DATASET ENTRIES:
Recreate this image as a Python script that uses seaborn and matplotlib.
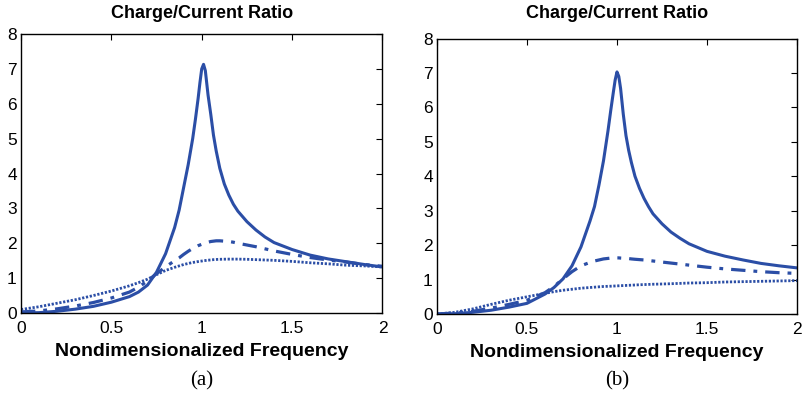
import matplotlib
matplotlib.use("Agg")
import matplotlib.pyplot as plt
import seaborn as sns
import pandas as pd

# ---------------- data ----------------
freq = [0, 0.1, 0.2, 0.3, 0.4, 0.5, 0.6, 0.65, 0.7, 0.75, 0.8, 0.85, 0.875, 0.9,
        0.925, 0.95, 0.965, 0.98, 0.99, 1.0, 1.01, 1.02, 1.035, 1.05, 1.065, 1.08,
        1.1, 1.125, 1.15, 1.175, 1.2, 1.25, 1.3, 1.35, 1.4, 1.5, 1.6, 1.7, 1.8, 1.9, 2.0]

a_solid = [0, 0.01, 0.05, 0.11, 0.19, 0.31, 0.47, 0.6, 0.8, 1.17, 1.7, 2.45, 2.95, 3.6,
           4.25, 5.0, 5.55, 6.15, 6.6, 7.0, 7.13, 6.95, 6.25, 5.7, 5.1, 4.65,
           4.15, 3.7, 3.38, 3.12, 2.92, 2.62, 2.38, 2.18, 2.02, 1.82, 1.66, 1.55, 1.47, 1.39, 1.32]
a_dashdot = [0.03, 0.06, 0.12, 0.2, 0.3, 0.43, 0.6, 0.74, 0.92, 1.13, 1.32, 1.5, 1.58, 1.68,
             1.77, 1.85, 1.89, 1.93, 1.95, 1.97, 1.99, 2.01, 2.03, 2.05, 2.06, 2.07,
             2.07, 2.06, 2.05, 2.03, 2.0, 1.95, 1.9, 1.84, 1.78, 1.68, 1.59, 1.52, 1.46, 1.39, 1.34]
a_dotted = [0.1, 0.18, 0.28, 0.38, 0.5, 0.63, 0.78, 0.87, 0.97, 1.1, 1.22, 1.31, 1.35, 1.39,
            1.42, 1.45, 1.46, 1.475, 1.485, 1.49, 1.5, 1.505, 1.515, 1.52, 1.53, 1.535,
            1.54, 1.543, 1.545, 1.545, 1.545, 1.54, 1.53, 1.52, 1.51, 1.48, 1.44, 1.41, 1.37, 1.35, 1.32]

b_solid = [0, 0.01, 0.05, 0.11, 0.2, 0.31, 0.58, 0.77, 1.02, 1.4, 1.95, 2.7, 3.12, 3.75,
           4.45, 5.32, 5.9, 6.45, 6.8, 7.03, 6.9, 6.55, 5.8, 5.18, 4.75, 4.4,
           4.0, 3.65, 3.36, 3.12, 2.91, 2.62, 2.38, 2.2, 2.04, 1.82, 1.68, 1.57, 1.47, 1.4, 1.34]
b_dashdot = [0.0, 0.03, 0.08, 0.17, 0.28, 0.4, 0.62, 0.8, 1.02, 1.23, 1.4, 1.5, 1.54, 1.57,
             1.6, 1.615, 1.625, 1.63, 1.63, 1.63, 1.63, 1.625, 1.62, 1.615, 1.61, 1.6,
             1.59, 1.58, 1.57, 1.555, 1.54, 1.51, 1.48, 1.45, 1.42, 1.36, 1.31, 1.27, 1.23, 1.2, 1.18]
b_dotted = [0.0, 0.05, 0.15, 0.28, 0.4, 0.5, 0.6, 0.65, 0.69, 0.72, 0.75, 0.77, 0.78, 0.79,
            0.8, 0.805, 0.808, 0.812, 0.815, 0.818, 0.82, 0.823, 0.827, 0.83, 0.834, 0.838,
            0.843, 0.85, 0.855, 0.86, 0.865, 0.872, 0.88, 0.89, 0.9, 0.91, 0.93, 0.94, 0.95, 0.96, 0.97]

x_ticks = [0, 0.5, 1, 1.5, 2]
x_tick_labels = ["0", "0.5", "1", "1.5", "2"]
y_ticks = [0, 1, 2, 3, 4, 5, 6, 7, 8]

title_text = "Charge/Current Ratio"
xlabel_text = "Nondimensionalized Frequency"
panel_labels = ["(a)", "(b)"]

# ---------------- style ----------------
sns.set_style("white")
plt.rcParams["font.family"] = ["Liberation Sans", "DejaVu Sans"]
plt.rcParams["xtick.direction"] = "in"
plt.rcParams["ytick.direction"] = "in"
plt.rcParams["text.color"] = "black"
plt.rcParams["axes.labelcolor"] = "black"
plt.rcParams["xtick.color"] = "black"
plt.rcParams["ytick.color"] = "black"

color = "#2b4ea6"

fig = plt.figure(figsize=(8.04, 3.96), dpi=100)
positions = [[0.0261, 0.2096, 0.4496, 0.7045],
             [0.5435, 0.2070, 0.4478, 0.6957]]
panels = [(a_solid, a_dashdot, a_dotted), (b_solid, b_dashdot, b_dotted)]

for i, (pos, (s, dd, dt)) in enumerate(zip(positions, panels)):
    ax = fig.add_axes(pos)
    df = pd.DataFrame({"f": freq, "solid": s, "dashdot": dd, "dotted": dt})
    sns.lineplot(data=df, x="f", y="solid", ax=ax, color=color, linewidth=2.2)
    sns.lineplot(data=df, x="f", y="dashdot", ax=ax, color=color, linewidth=2.3)
    sns.lineplot(data=df, x="f", y="dotted", ax=ax, color=color, linewidth=2.0)
    lines = ax.get_lines()
    lines[0].set_solid_joinstyle("round")
    lines[1].set_dashes([4.5, 2.5, 1.2, 2.5])
    lines[2].set_dashes([0.8, 0.6])
    ax.set_xlim(0, 2)
    ax.set_ylim(0, 8)
    ax.set_xticks(x_ticks)
    ax.set_xticklabels(x_tick_labels)
    ax.set_yticks(y_ticks)
    ax.tick_params(axis="both", which="both", length=4, width=0.8, color="black",
                   top=True, right=True, labelsize=12.5, labelcolor="black")
    ax.tick_params(axis="x", pad=6)
    ax.tick_params(axis="y", pad=3)
    for sp in ax.spines.values():
        sp.set_visible(True)
        sp.set_color("black")
        sp.set_linewidth(1.0)
    ax.set_xlabel(xlabel_text, fontsize=14, fontweight="bold", labelpad=5,
                  color="black")
    ax.set_ylabel("")
    cx = pos[0] + pos[2] / 2
    fig.text(cx, 1 - 14 / 396, title_text, ha="center", va="center",
             fontsize=13, fontweight="bold", color="black")
    fig.text(cx, 1 - 381 / 396, panel_labels[i], ha="center", va="center",
             fontsize=15, color="black", family=["Liberation Serif", "DejaVu Serif"])

fig.savefig("out.png", dpi=100)
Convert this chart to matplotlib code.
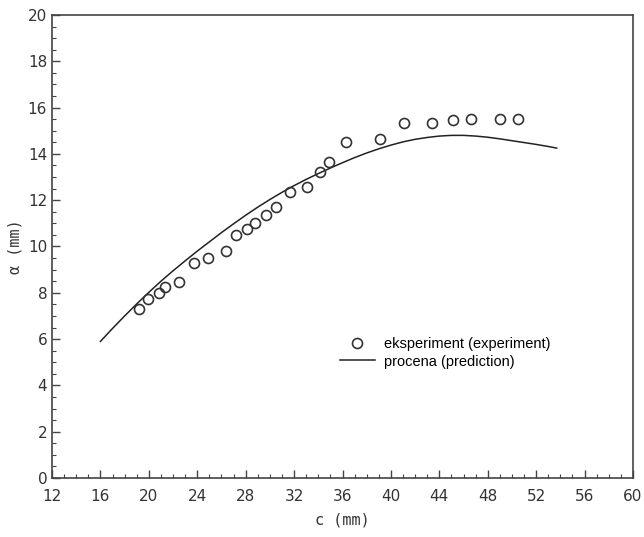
import matplotlib
matplotlib.use("Agg")
import matplotlib.pyplot as plt
from matplotlib.ticker import MultipleLocator

# experiment points
exp_c = [19.2, 19.9, 20.8, 21.3, 22.5, 23.7, 24.9, 26.4, 27.2, 28.1, 28.8, 29.7,
         30.5, 31.7, 33.1, 34.1, 34.9, 36.3, 39.1, 41.1, 43.4, 45.1, 46.6, 49.0, 50.5]
exp_a = [7.3, 7.75, 8.0, 8.25, 8.45, 9.3, 9.5, 9.8, 10.5, 10.75, 11.0, 11.35,
         11.7, 12.35, 12.55, 13.2, 13.65, 14.5, 14.65, 15.35, 15.35, 15.45, 15.5, 15.5, 15.5]

# prediction curve, read every 1 mm
pred_c = [16, 17, 18, 19, 20, 21, 22, 23, 24, 25, 26, 27, 28, 29, 30, 31, 32, 33, 34,
          35, 36, 37, 38, 39, 40, 41, 42, 43, 44, 45, 46, 47, 48, 49, 50, 51, 52, 53, 53.7]
pred_a = [5.9, 6.46, 7.0, 7.52, 8.02, 8.5, 8.95, 9.38, 9.8, 10.2, 10.6, 10.98, 11.35, 11.7,
          12.03, 12.34, 12.63, 12.9, 13.15, 13.39, 13.62, 13.84, 14.04, 14.22, 14.38, 14.52,
          14.63, 14.71, 14.77, 14.8, 14.8, 14.77, 14.72, 14.65, 14.57, 14.49, 14.41, 14.32, 14.25]

x_ticks = list(range(12, 61, 4))
y_ticks = list(range(0, 21, 2))

fig = plt.figure(figsize=(6.44, 5.37), dpi=100)
ax = fig.add_axes([52 / 644, 1 - 478 / 537, 581 / 644, 463 / 537])

ax.plot(pred_c, pred_a, color="#222222", lw=1.1, label="procena (prediction)")
ax.plot(exp_c, exp_a, ls="none", marker="o", ms=7.2, mfc="none", mec="#333333",
        mew=1.2, label="eksperiment (experiment)")

ax.set_xlim(12, 60)
ax.set_ylim(0, 20)
ax.set_xticks(x_ticks)
ax.set_yticks(y_ticks)
ax.xaxis.set_minor_locator(MultipleLocator(1))
ax.yaxis.set_minor_locator(MultipleLocator(0.5))
ax.tick_params(which="both", direction="in", top=False, right=False,
               labelsize=11, labelcolor="#333333", color="#444444")
ax.tick_params(which="major", length=6, width=1)
ax.tick_params(which="minor", length=3, width=0.8)
ax.tick_params(axis="x", pad=8)
for s in ax.spines.values():
    s.set_color("#444444")
    s.set_linewidth(1.2)

ax.set_xlabel("c (mm)", family="DejaVu Sans Mono", fontsize=11, color="#333333", labelpad=6)
ax.set_ylabel("\u03b1 (mm)", family="DejaVu Sans Mono", fontsize=11, color="#333333", labelpad=4)

handles, labels = ax.get_legend_handles_labels()
ax.legend(handles[::-1], labels[::-1], loc="upper left", bbox_to_anchor=(0.473, 0.333),
          frameon=False, handlelength=2.4, handletextpad=0.6, labelspacing=0.25,
          prop={"family": "Liberation Sans", "size": 10.5})

fig.savefig("out.png", dpi=100)
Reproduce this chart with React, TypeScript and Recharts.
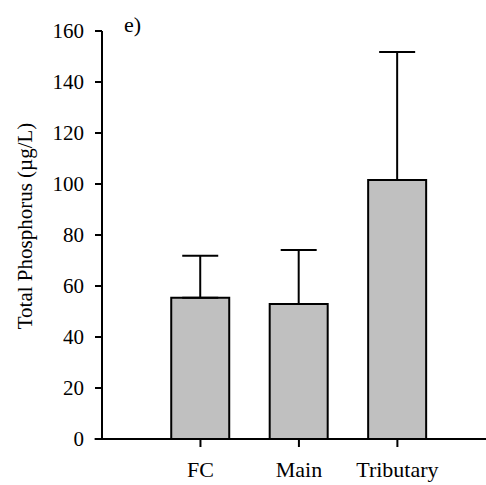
import { Bar, BarChart, ErrorBar, ReferenceLine, XAxis, YAxis } from 'recharts';

const CATEGORIES = ['FC', 'Main', 'Tributary'];
const MEAN_TP = [55.4, 52.9, 101.6];
const SD_TP = [16.5, 21.2, 50.2];
const Y_TICKS = [0, 20, 40, 60, 80, 100, 120, 140, 160];

const FONT = '"Liberation Serif", "Times New Roman", serif';
const X_TICK = { fill: '#000', fontFamily: FONT, fontSize: 22 };
const Y_TICK = { fill: '#000', fontFamily: FONT, fontSize: 21 };
const LINE = { stroke: '#000', strokeWidth: 2 };

const data = CATEGORIES.map((name, i) => ({
  pos: i + 1,
  name,
  mean: MEAN_TP[i],
  err: SD_TP[i],
}));

function YLabel(props: { viewBox?: { x: number; y: number; width: number; height: number } }) {
  const vb = props.viewBox ?? { x: 0, y: 31, width: 102, height: 408 };
  const x = vb.x + 32;
  const y = vb.y + vb.height / 2 - 9;
  return (
    <text
      x={x}
      y={y}
      fill="#000"
      fontFamily={FONT}
      fontSize={21}
      textAnchor="middle"
      transform={`rotate(-90, ${x}, ${y})`}
    >
      Total Phosphorus (µg/L)
    </text>
  );
}

export default function App() {
  return (
    <div style={{ position: 'absolute', left: 0, top: 0, width: 486, height: 485, background: '#fff' }}>
      <div
        style={{
          position: 'absolute',
          left: 124,
          top: 12,
          fontFamily: FONT,
          fontSize: 22,
          lineHeight: '26px',
          color: '#000',
        }}
      >
        e)
      </div>
      <BarChart
        data={data}
        height={485}
        margin={{ bottom: 0, left: 0, right: 0, top: 31 }}
        width={486}
      >
        <XAxis
          axisLine={false}
          dataKey="pos"
          domain={[0, 3.9]}
          height={46}
          tick={X_TICK}
          tickFormatter={(v: number) => CATEGORIES[v - 1] ?? ''}
          tickLine={LINE}
          tickMargin={14}
          tickSize={8}
          ticks={[1, 2, 3]}
          type="number"
        />
        <YAxis
          axisLine={LINE}
          domain={[0, 160]}
          label={<YLabel />}
          tick={Y_TICK}
          tickLine={LINE}
          tickMargin={11}
          tickSize={7}
          ticks={Y_TICKS}
          type="number"
          width={102}
        />
        <ReferenceLine
          ifOverflow="visible"
          segment={[
            { x: -0.075, y: 0 },
            { x: 3.9, y: 0 },
          ]}
          stroke="#000"
          strokeWidth={2}
        />
        <Bar
          barSize={58}
          dataKey="mean"
          fill="#c0c0c0"
          isAnimationActive={false}
          stroke="#000"
          strokeWidth={2}
        >
          <ErrorBar
            dataKey={(d: { err: number }) => [0, d.err]}
            direction="y"
            isAnimationActive={false}
            stroke="#000"
            strokeWidth={2}
            width={18}
          />
        </Bar>
      </BarChart>
    </div>
  );
}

EXERCISE: Repeat the lines from where the entries begin to the line with "1.8, 1.9, 2.0]", both included. Any picture is left out.

COMPLETED EXERCISE:
Recreate this image as a Python script that uses seaborn and matplotlib.
import matplotlib
matplotlib.use("Agg")
import matplotlib.pyplot as plt
import seaborn as sns
import pandas as pd

# ---------------- data ----------------
freq = [0, 0.1, 0.2, 0.3, 0.4, 0.5, 0.6, 0.65, 0.7, 0.75, 0.8, 0.85, 0.875, 0.9,
        0.925, 0.95, 0.965, 0.98, 0.99, 1.0, 1.01, 1.02, 1.035, 1.05, 1.065, 1.08,
        1.1, 1.125, 1.15, 1.175, 1.2, 1.25, 1.3, 1.35, 1.4, 1.5, 1.6, 1.7, 1.8, 1.9, 2.0]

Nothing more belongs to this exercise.